The issue of mourning is one of the core questions of psychoanalytic theory and I find its exploration via literary texts a fascinating prism through which to examine this foundational issue.

Polish-born Holocaust survivor Meyer Hack shows his prisoner number tattooed on his arm during a news conference at the Yad Vashem Holocaust Museum in Jerusalem June 15, 2009. (photo credit: REUTERS)
Polish-born Holocaust survivor Meyer Hack shows his prisoner number tattooed on his arm during a news conference at the Yad Vashem Holocaust Museum in Jerusalem June 15, 2009.
(photo credit: REUTERS)
By many accounts, the forging of art and poetry has been one of the central responses to the encounter with death in human history. In traditional elegy, considered the poetic genre of mourning and consolation, we see the dead often mourned by ritual or at the very least buried in a tomb that bears a name. Sadly, as we know, this was not possible for many of those who were lost in the Holocaust. And yet, there are those who insisted on this vital act nevertheless. The work of Paul Celan, the Romanian-born Jewish German-language poet and Holocaust survivor, offers a compelling and unique opportunity to examine how those who received neither funerary rites nor a grave may be mourned.

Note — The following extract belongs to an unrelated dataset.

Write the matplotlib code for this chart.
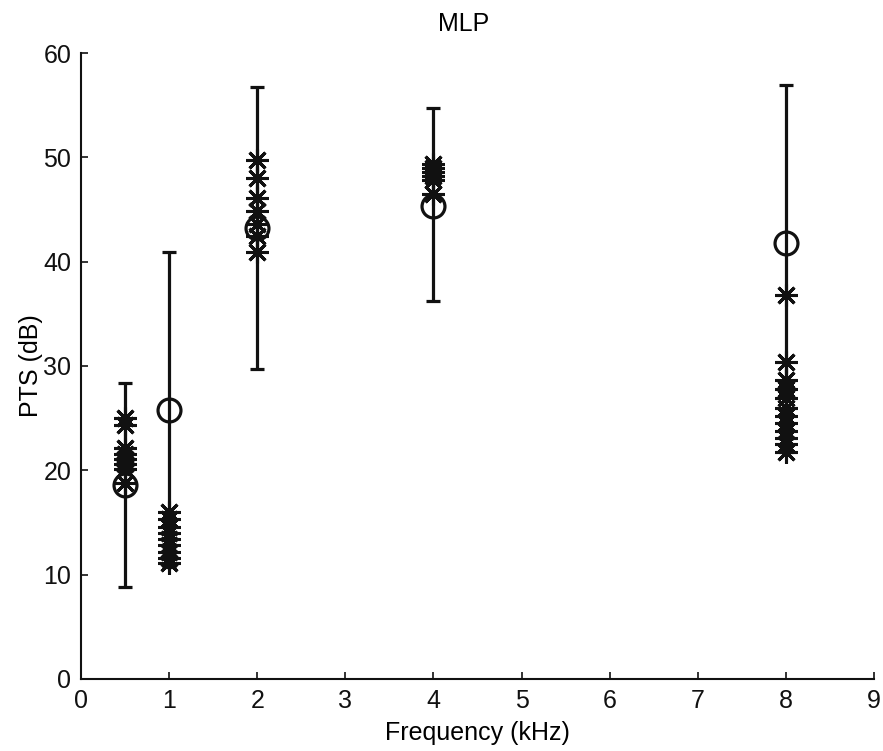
import matplotlib
matplotlib.use("Agg")
import matplotlib.pyplot as plt

plt.rcParams['font.family'] = ['Liberation Sans', 'DejaVu Sans']

# frequencies (kHz)
freqs = [0.5, 1, 2, 4, 8]

# error bar ranges (dB)
bar_low = [8.8, 10.7, 29.7, 36.2, 21.8]
bar_high = [28.4, 40.9, 56.7, 54.7, 56.9]

# circle values (dB)
circles = [18.6, 25.8, 43.2, 45.3, 41.8]

# star values per frequency (dB)
stars_05 = [25.0, 24.3, 22.1, 21.6, 21.1, 20.6, 20.1, 18.8]
stars_1 = [16.0, 15.3, 14.6, 14.0, 13.4, 12.8, 12.2, 11.6, 11.1]
stars_2 = [49.7, 48.0, 46.1, 44.9, 43.6, 42.5, 40.9]
stars_4 = [49.4, 49.0, 48.6, 48.2, 47.8, 46.5]
stars_8 = [36.8, 30.4, 28.7, 27.8, 26.9, 26.0, 25.2, 24.5, 23.8, 23.1, 22.5, 21.8]
stars = [stars_05, stars_1, stars_2, stars_4, stars_8]

fig = plt.figure(figsize=(8.83, 7.51), dpi=100)
ax = fig.add_axes([0.0917, 0.0959, 0.8981, 0.8335])

mid = [(lo + hi) / 2 for lo, hi in zip(bar_low, bar_high)]
half = [(hi - lo) / 2 for lo, hi in zip(bar_low, bar_high)]
ax.errorbar(freqs, mid, yerr=half, fmt='none', ecolor='#111111',
            elinewidth=2.3, capsize=5, capthick=2.3, zorder=2)

for f, vals in zip(freqs, stars):
    ax.plot([f] * len(vals), vals, linestyle='none', marker=(8, 2, 0),
            markersize=16, markeredgewidth=2.2, color='#111111', zorder=3)

ax.plot(freqs, circles, linestyle='none', marker='o', markersize=16.5,
        markerfacecolor='none', markeredgewidth=2.3, markeredgecolor='#111111',
        zorder=4)

ax.set_xlim(0, 9)
ax.set_ylim(0, 60)
ax.set_xticks(range(0, 10))
ax.set_yticks(range(0, 61, 10))
ax.spines['top'].set_visible(False)
ax.spines['right'].set_visible(False)
for s in ['left', 'bottom']:
    ax.spines[s].set_linewidth(1.5)
    ax.spines[s].set_color('#111111')
ax.tick_params(direction='in', length=5, width=1.2, labelsize=18,
               colors='#111111', pad=7)

ax.set_xlabel('Frequency (kHz)', fontsize=18, labelpad=6)
ax.set_ylabel('PTS (dB)', fontsize=18, labelpad=0)
ax.set_title('MLP', fontsize=18, x=0.482, pad=16)

fig.savefig('out.png', dpi=100)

Having been denied the opportunity to perform the common rituals surrounding death for those he lost in the Shoah, I argue that Celan makes burial possible through a particular use of language, a praxis of poetic burial as I call it, which acquires the status of funerary rite. As we see in early poems such as “Espenbaum/Aspen Tree” (1945) the presence of the mother figure lies silently beneath the surface of every tree, flower, cloud and star; every aspect of the natural world is laden with her being, which serves as a vessel in which the presence of his mother is contained. Reconstituted almost entirely from the memory of words, affects and scenes connected to home, his mother and the Bukovinian/Ukrainian landscape, Celan’s early poems function as a receptacle in which the presence of the dead is contained.
This use of language fashions pieces of memory -- place, word and sound -- into poems that like a grave, demarcate the prior existence of a person, a people, indeed an entire world “in which human beings and books used to live” (Celan 1958). Poetry is here, in other words, a means of burying the dead. Celan makes burial possible not only by remembering the place the dead occupied in life but goes one step further to retroactively create a place for them in death, an ancient and essential rite that was denied them. His early poetry in this sense forges a grave – by making a tomb in and from writing for those he lost, and thus poetically conferring the dignity of burial to those from whom it was taken.
Keren Shafir, Keren Shafir, PhD candidate and fellow of the Ariane de Rothschild Women Doctoral Program at Tel Aviv University.
Aspen Tree by Paul Celan, translated into English by Michael Hamburger in Poems of Paul Celan. New York: Persea, 2002 Aspen Tree, your leaves glance white into the dark.
My mother's hair was never white.
Dandelion, so green is the Ukraine.
My yellow-haired mother did not come home.
Rain cloud, above the well do you hover? My quiet mother weeps for everyone.
Round star, you wind the golden loop.
My mother's heart was ripped by lead.
Oaken door, who lifted you off your hinges? My gentle mother cannot return.